Eb felt not but vexation towards mankind. His one shining quality was prudentiality regarding pecuniary affairs. Around his neck, an iron chain served as a memento of his last, late friend. Robert, his new assistant, was a drunk who considered his children to be immigrants in his home. The day before the birthday, with a contrived smile on his visage, Rob croaked that he wanted to spend the next day at mass. Looking up, his nose pointed like a cutlass, Eb spat, “Do you think me so naive to believe you pious? If relinquished, you would inebriate yourself such that you liver should crumble. Now, fetch me a cup of Lipton. I tire of your worthless presence.”

As the tea spilled into the mug, an odious idea grew in Rob’s mind. He would put some milk in Eb’s drink, as he preferred; milk of the poppy. He removed his crudest opium and slipped it in the brew. Lips curled deliberately over his rank teeth, Bob returned the drink.

The deceived man’s gastric walls burned, the heat exponentially rising. Night had fallen by the time Eb felt genuinely disconcerted about his health. Composing himself, he closed shop.

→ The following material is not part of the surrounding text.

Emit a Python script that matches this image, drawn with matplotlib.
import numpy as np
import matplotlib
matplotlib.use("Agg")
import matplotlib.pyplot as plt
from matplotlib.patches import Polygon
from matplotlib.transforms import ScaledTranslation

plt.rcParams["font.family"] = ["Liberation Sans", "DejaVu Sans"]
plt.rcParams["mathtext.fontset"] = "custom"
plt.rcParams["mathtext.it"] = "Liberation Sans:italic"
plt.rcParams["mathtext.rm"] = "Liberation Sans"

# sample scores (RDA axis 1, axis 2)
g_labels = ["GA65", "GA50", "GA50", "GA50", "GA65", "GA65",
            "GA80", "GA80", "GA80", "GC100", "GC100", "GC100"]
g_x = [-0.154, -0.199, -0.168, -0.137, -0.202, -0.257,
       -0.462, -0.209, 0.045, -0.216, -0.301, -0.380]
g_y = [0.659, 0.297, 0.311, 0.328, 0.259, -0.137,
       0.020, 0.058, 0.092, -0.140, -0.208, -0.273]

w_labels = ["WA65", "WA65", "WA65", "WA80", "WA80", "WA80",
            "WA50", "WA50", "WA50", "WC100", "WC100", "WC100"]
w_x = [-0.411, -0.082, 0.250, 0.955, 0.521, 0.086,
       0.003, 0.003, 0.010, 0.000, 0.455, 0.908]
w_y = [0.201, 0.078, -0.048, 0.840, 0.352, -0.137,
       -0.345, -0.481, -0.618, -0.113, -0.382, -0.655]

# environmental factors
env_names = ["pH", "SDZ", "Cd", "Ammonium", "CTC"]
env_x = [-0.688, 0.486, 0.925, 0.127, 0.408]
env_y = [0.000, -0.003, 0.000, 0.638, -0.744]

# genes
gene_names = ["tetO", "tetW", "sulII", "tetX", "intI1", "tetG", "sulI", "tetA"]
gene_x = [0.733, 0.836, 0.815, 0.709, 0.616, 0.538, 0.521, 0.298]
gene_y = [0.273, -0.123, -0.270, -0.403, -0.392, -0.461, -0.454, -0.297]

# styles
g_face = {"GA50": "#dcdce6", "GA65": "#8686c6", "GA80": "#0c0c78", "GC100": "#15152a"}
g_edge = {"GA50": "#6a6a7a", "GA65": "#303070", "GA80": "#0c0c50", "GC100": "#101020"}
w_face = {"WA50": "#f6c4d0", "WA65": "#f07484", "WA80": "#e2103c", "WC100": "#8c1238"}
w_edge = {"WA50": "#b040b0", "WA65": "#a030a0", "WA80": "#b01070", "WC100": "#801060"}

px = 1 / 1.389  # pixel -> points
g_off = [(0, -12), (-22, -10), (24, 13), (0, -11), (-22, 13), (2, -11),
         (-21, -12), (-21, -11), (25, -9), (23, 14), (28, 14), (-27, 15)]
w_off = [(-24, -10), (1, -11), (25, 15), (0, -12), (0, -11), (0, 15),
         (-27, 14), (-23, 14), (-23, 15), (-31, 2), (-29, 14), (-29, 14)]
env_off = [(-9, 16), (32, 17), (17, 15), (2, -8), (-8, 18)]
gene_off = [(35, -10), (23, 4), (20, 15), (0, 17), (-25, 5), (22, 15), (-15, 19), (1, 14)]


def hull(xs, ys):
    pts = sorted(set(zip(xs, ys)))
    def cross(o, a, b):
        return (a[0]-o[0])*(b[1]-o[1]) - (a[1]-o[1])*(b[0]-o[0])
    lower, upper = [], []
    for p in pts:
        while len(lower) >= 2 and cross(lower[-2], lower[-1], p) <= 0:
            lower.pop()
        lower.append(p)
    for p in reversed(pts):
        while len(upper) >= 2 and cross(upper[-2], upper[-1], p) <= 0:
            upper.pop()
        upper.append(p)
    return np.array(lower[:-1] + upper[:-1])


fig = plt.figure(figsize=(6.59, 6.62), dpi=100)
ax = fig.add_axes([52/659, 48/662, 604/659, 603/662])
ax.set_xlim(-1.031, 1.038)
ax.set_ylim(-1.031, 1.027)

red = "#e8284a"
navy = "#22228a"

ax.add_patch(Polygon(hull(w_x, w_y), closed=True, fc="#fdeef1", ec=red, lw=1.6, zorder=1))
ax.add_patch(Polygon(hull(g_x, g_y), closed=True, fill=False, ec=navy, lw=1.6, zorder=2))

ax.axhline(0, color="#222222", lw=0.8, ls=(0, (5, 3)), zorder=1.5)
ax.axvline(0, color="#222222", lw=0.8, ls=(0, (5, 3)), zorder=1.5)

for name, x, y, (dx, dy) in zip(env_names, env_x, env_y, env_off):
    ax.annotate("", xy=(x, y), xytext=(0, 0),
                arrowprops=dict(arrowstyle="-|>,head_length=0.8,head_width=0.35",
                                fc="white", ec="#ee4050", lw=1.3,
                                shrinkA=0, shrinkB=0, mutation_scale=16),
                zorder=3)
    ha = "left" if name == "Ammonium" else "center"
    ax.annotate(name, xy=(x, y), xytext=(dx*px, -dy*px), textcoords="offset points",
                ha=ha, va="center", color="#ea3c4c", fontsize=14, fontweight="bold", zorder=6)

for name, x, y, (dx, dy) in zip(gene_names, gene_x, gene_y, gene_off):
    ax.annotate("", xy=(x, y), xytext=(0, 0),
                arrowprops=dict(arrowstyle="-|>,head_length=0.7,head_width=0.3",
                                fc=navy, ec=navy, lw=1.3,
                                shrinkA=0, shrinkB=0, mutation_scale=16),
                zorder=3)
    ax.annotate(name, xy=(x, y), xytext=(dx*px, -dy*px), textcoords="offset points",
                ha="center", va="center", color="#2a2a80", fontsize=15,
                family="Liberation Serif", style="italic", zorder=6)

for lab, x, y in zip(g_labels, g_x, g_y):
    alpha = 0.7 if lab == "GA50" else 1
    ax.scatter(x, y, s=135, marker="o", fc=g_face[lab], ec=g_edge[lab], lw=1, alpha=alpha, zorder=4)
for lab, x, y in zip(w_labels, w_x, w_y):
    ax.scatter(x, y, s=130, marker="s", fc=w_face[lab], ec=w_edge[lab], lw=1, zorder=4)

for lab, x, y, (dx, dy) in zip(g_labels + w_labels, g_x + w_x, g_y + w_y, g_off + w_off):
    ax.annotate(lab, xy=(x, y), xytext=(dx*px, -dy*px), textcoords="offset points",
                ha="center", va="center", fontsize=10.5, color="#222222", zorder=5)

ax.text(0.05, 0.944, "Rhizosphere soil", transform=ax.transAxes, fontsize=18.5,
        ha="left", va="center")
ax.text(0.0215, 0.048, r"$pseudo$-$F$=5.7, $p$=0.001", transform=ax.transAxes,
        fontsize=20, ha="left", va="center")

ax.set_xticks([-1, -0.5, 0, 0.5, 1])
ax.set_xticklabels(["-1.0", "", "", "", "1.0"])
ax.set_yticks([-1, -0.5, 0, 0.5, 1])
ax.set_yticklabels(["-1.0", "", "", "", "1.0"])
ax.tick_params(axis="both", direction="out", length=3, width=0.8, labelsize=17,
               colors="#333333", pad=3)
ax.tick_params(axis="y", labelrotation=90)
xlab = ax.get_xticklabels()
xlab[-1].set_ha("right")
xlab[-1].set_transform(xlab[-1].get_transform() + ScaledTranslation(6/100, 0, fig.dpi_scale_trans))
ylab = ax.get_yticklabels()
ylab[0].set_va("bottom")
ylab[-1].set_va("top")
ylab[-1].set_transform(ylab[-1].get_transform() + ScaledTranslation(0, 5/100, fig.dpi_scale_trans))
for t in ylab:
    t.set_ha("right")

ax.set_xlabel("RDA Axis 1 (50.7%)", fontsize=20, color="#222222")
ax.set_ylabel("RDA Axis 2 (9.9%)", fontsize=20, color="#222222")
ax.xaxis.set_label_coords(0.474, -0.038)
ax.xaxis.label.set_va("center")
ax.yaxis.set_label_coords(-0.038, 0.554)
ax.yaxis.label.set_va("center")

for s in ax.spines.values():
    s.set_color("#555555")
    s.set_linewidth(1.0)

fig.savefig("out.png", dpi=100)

As the shadows fell, something seemed abhorrent. Eb’s sight was warped and effulgent with gaudy hues. Gusts reddened his schnoz and the ground bit his boots, but Eb perspirated in rebellion. These symptoms diagnosed a panic-attack, yet his heart lacked palpitations.

Clumsily making his way home, he caught the image of lovers in a bakery, whose candle-lit corpses seemed a branch of oak, writhing in the autumn tempest. The sight triggered a voice, one which he thought was buried. “Belle, with all my soul, I love you. I…” The old man strained to remember, but was fruitless. The exclamation he heard was from a different person. The voyeur looking through the window was a marksman blinded. He could remember the happiness he once wielded, but not how to find it. In that moment, Eb felt all his regret for how far he fell, yet was so awash with nausea he confused the feeling for his illness. He trekken on.

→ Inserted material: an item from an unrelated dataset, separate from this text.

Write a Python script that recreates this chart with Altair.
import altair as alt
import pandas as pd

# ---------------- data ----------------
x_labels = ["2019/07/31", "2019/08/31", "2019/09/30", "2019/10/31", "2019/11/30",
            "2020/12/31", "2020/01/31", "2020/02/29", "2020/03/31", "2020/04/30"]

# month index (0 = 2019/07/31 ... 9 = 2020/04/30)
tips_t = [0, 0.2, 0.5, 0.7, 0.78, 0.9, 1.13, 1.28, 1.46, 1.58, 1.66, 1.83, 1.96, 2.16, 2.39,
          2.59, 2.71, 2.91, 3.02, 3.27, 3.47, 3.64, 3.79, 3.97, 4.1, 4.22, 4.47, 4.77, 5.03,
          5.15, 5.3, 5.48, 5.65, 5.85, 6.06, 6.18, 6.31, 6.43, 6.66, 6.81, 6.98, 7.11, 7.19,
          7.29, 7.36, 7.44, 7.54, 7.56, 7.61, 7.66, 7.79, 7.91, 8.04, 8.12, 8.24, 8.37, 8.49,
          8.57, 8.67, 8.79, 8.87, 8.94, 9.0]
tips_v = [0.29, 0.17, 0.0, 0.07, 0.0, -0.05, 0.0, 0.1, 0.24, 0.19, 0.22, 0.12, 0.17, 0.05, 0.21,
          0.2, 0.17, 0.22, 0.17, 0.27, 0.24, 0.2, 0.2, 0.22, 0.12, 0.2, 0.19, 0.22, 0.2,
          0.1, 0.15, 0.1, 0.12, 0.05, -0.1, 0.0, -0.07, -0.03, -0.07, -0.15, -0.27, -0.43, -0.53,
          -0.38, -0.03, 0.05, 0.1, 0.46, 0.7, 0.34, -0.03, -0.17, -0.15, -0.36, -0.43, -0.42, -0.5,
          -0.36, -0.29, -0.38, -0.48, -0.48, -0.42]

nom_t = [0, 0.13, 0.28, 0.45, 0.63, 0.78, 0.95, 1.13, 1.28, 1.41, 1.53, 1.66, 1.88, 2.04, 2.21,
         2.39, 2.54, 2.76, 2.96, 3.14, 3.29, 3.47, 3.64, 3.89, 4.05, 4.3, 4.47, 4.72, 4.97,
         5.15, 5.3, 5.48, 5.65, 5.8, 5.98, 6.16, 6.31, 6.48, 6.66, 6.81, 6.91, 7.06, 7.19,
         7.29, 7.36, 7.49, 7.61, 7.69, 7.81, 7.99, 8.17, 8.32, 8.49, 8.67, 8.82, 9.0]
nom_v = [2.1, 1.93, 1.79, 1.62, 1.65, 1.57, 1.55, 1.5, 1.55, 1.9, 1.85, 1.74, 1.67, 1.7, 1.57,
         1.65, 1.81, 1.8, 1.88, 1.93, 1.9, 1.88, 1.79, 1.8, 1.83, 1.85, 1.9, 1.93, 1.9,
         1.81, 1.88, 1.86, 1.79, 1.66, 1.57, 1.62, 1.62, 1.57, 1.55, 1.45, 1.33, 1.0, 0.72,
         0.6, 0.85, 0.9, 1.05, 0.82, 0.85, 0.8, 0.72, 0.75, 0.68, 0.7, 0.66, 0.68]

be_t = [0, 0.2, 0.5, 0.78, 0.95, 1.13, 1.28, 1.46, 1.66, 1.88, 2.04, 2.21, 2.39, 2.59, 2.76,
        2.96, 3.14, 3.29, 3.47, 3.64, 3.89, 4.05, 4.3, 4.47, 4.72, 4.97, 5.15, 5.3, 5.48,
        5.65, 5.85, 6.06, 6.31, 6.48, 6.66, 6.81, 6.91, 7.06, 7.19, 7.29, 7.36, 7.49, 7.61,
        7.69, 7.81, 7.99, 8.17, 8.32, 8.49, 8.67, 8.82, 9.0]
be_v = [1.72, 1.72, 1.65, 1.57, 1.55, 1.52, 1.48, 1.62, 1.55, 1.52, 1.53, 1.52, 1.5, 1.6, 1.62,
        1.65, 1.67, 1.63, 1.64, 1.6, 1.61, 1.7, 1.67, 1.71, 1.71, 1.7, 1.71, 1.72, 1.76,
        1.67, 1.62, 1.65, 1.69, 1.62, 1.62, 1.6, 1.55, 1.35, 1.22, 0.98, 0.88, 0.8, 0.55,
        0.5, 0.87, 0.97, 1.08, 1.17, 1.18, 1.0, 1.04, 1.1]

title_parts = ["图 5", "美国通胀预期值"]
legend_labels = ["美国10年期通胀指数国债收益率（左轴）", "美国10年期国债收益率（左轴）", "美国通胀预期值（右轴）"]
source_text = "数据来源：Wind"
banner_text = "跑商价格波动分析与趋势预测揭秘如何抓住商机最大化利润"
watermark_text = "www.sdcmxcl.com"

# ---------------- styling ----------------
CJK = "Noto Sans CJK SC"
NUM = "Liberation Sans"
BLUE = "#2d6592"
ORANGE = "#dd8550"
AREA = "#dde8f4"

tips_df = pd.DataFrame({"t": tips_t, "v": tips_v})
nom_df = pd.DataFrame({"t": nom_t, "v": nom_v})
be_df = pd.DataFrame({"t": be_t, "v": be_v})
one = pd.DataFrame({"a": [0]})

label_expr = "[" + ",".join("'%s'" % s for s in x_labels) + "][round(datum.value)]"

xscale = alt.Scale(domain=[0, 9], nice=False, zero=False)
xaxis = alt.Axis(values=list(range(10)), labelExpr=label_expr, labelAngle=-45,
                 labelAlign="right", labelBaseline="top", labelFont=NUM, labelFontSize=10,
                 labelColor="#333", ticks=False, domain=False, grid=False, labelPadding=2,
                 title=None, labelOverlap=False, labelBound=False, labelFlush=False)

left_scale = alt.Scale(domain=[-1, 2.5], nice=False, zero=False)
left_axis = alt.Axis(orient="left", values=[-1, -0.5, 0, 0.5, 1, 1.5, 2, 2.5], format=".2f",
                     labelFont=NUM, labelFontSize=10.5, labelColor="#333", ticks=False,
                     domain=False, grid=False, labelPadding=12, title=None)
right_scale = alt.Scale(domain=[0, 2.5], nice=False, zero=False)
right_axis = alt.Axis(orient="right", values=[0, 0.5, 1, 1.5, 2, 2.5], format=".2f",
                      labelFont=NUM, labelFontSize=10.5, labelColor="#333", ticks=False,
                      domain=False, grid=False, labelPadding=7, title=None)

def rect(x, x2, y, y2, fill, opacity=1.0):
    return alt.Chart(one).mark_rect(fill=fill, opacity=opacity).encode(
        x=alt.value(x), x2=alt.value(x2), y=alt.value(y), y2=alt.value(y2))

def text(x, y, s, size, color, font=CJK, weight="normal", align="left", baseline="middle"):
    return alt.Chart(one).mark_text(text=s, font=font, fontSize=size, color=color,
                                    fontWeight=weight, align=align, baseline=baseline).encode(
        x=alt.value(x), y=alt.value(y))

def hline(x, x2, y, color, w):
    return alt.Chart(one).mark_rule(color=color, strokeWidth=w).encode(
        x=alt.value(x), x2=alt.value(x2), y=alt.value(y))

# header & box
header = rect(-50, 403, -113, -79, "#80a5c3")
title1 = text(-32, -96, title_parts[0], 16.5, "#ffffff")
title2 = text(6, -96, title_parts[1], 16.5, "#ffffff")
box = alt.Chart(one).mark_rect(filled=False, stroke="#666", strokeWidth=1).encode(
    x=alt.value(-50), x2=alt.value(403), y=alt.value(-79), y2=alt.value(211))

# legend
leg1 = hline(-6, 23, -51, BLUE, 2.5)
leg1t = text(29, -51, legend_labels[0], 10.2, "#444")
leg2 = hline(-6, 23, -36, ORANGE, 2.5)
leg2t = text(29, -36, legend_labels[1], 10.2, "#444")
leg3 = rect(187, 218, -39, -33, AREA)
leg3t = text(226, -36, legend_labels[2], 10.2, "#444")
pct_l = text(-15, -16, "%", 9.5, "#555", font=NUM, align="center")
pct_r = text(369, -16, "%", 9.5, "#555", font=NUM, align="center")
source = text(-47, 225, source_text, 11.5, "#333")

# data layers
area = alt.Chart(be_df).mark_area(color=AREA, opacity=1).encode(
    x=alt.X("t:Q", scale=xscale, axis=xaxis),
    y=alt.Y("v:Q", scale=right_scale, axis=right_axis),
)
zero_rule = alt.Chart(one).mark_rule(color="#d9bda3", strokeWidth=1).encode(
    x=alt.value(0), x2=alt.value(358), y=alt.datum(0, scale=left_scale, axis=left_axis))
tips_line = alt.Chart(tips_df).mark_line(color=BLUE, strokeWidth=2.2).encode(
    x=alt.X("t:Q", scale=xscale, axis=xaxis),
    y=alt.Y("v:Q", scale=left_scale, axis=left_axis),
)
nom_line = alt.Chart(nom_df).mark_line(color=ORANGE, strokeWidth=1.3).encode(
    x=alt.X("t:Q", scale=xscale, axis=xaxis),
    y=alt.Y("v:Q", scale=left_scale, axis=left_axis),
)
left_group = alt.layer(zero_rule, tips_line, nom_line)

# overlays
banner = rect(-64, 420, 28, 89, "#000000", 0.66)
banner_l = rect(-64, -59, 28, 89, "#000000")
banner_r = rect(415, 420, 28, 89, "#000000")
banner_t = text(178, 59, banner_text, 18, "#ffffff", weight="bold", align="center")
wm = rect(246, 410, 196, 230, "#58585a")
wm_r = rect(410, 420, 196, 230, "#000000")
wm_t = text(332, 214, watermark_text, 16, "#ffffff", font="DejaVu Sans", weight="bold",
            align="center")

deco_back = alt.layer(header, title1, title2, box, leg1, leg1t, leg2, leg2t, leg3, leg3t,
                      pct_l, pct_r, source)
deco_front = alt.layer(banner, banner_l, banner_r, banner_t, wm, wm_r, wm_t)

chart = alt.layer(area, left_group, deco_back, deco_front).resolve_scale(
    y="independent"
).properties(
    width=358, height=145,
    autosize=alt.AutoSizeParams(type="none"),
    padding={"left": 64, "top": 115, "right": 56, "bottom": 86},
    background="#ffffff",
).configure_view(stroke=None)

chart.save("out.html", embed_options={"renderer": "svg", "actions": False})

On his homeward march, at Present Street, he feel across a bungalow which expelled a familiar voice. Peering through a gap where glass should have been, there laid Rob, flushed. Only incoherent mumbles escaped from him. Before Geezer turned to leave, a tremor was detected. A youth, limp-legged, had entered the room. He only wore a dusty piece of burlap. His skin was ridden with hives. His eyes, balls of blood, were irritated and untreated. Eb tried to yell, but his voice was ensnared in his constricted airway. He struggled to breathe, then fell.

Eb was incapacitated for some time. As he arose, a blanket of snow slipped off his coat. His head vibrated. Snowy fingers had turned violet from oxygen deprivation. Geezer twitched and throbbed. He would die, but now? He never learned the point. He needed one year more!

He reached the cemetery, and like a suckling, crawled on his hands and knees, since his balance gave way earlier. This failed him though; his fingers were broke and cut clenching the gravel. By his elbows, he slugged. Worn, he hadn’t seen the hole he had slipped into. He hadn’t noticed the cloaked figure tailing him. He hadn’t fought to escape from the dirt piled on him. He closed his eyes. But when Ebenezer Scrooge opened them, it wasn’t soil, but satin engulfing his corpse. Christmas bells rang. He was spontaneously hopeful and well. He was cured alright. He’s been that way ever since. The sole alarms that have clued him thus far have been his ineptitude finding the fateful cemetery, and inability to remove Bob Marley’s chain, weighing him down.